Guyana - Politics, government, and taxation

The original inhabitants of what is now Guyana were the Arawaks. They were displaced from the area by the Caribs, warriors who dominated the region before moving on. Both the Arawaks and the Caribs were nomadic, moved primarily in clans of 15-20 people, and lived by fishing and hunting.

Attracted by the legend of El Dorado—a fabled city that was thought to be full of gold and precious jewels— the Dutch built the first fort in present-day Guyana in 1616. They divided Guyana into 3 colonies: Demerara, Berbice, and Essequibo. The territory was captured by Britain in 1796 and renamed British Guiana.

Beginning in 1950, an anti-colonial struggle was spearheaded by the People's Progressive Party (PPP), led by Cheddi Jagan and Forbes Burnham. After the success of the PPP in the elections of 1953 and the introduction of a socialist program, however, the British government suspended the constitution and sent troops into Georgetown. Some members of the PPP were detained or confined to their homes. By the time internal autonomy was granted in 1961, Burnham had split with Jagan to form a more moderate People's National Congress (PNC). After years of struggle and violence, Britain recognized Guyana as an independent state within the British Commonwealth on 26 May 1966. Burnham served as the first prime minister.

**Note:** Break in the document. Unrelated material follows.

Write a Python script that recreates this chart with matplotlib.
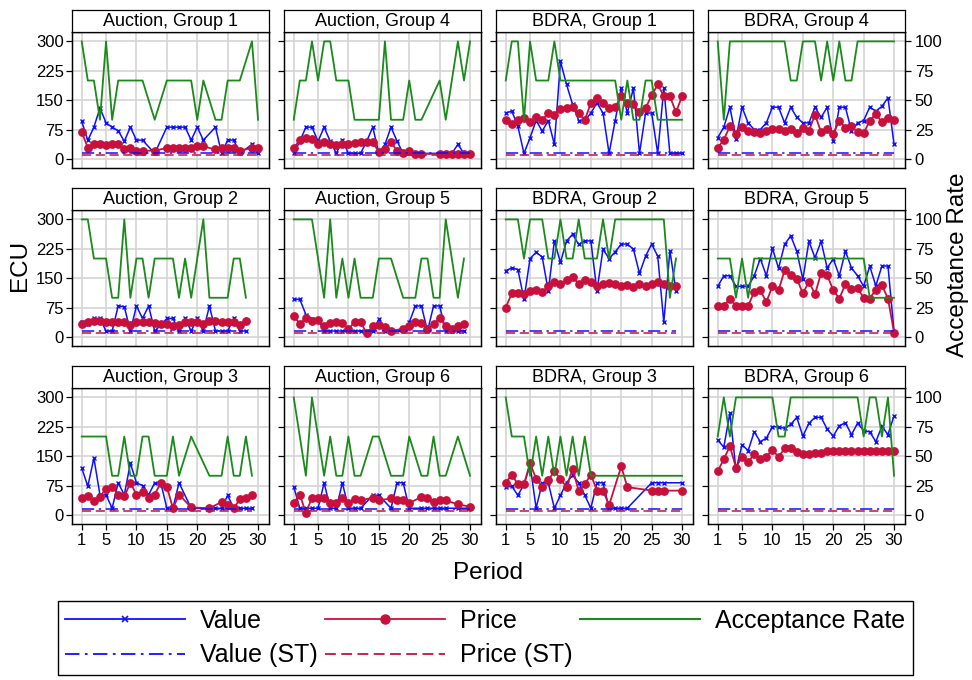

On 23 February 1970, Guyana became the first ever Cooperative Republic, with Arthur Chung as its first non-executive president. In October 1980, Prime Minister Forbes Burnham declared himself the executive president. About 2 months later his party, the PNC, won a large majority of votes in the National Assembly election, which was widely condemned as being rigged. It was declared that Burnham was duly elected as president.

When Burnham died in August 1985, Prime Minister Desmond Hoyte succeeded him as president. Like his predecessor, Hoyte was declared duly elected when the PNC gained a large majority during the 1985 election for the National Assembly, although the results were again disputed. However, desperate economic circumstances forced Guyana to seek external aid that came with the condition of restoring credible elections. Cheddi Jagan finally gained power in 1992. Following his death in March 1997, his wife, Janet Jagan, was sworn in as president on 24 December 1997. When Janet Jagan resigned in 1999, Bharrat Jagdeo assumed the presidency.

In 1980 a new constitution was adopted. The constitution established an executive president and a National Assembly, which consists of 53 elected members and 12 members appointed by local government councils. Elections for 5-year terms are held under a single list system of proportional representation , with the whole of the country forming one electoral area and each voter casting a vote for a party list of candidates. Guyana has 10 administrative regions.

The tax system in Guyana is poorly administered, and the level of collection is far below the system's potential. Evasion, avoidance, and corruption are rampant. For example, in 1991 tax revenue from the private sector amounted to only 21 percent of the GDP. Many firms enjoy overly generous tax and tariff holidays as part of the government's attempt to encourage new investment through incentives. Corrupt revenue officials issue lower tax demands as the result of bribery.

Sales taxes are very high for some products (up to 150 percent), though other sectors, such as services, are ignored entirely. Fees charged for public services, which often have not been adjusted for inflation, are very low or simply remain uncollected or are non-existent. The present tariff structure remains protective. While it follows the CARICOM structure, the top tariff rate of 45 percent is high by present standards in Latin America. Many other Latin American countries have reduced tariffs to a maximum of 20 percent. It has been estimated that the system of tariff protection and fiscal incentives cost the country G$150,000 for every job created. However, the Economic Recovery Program (ERP) launched in 1988 began to reverse these policies. It eliminated import licensing, reduced tariffs, and began an overhaul of the entire tax system. Corporate income tax is relatively high at 45 percent. The tax rate on capital gains is 20 percent, and interest and dividends paid by non-resident companies are subject to a 15 percent withholding tax.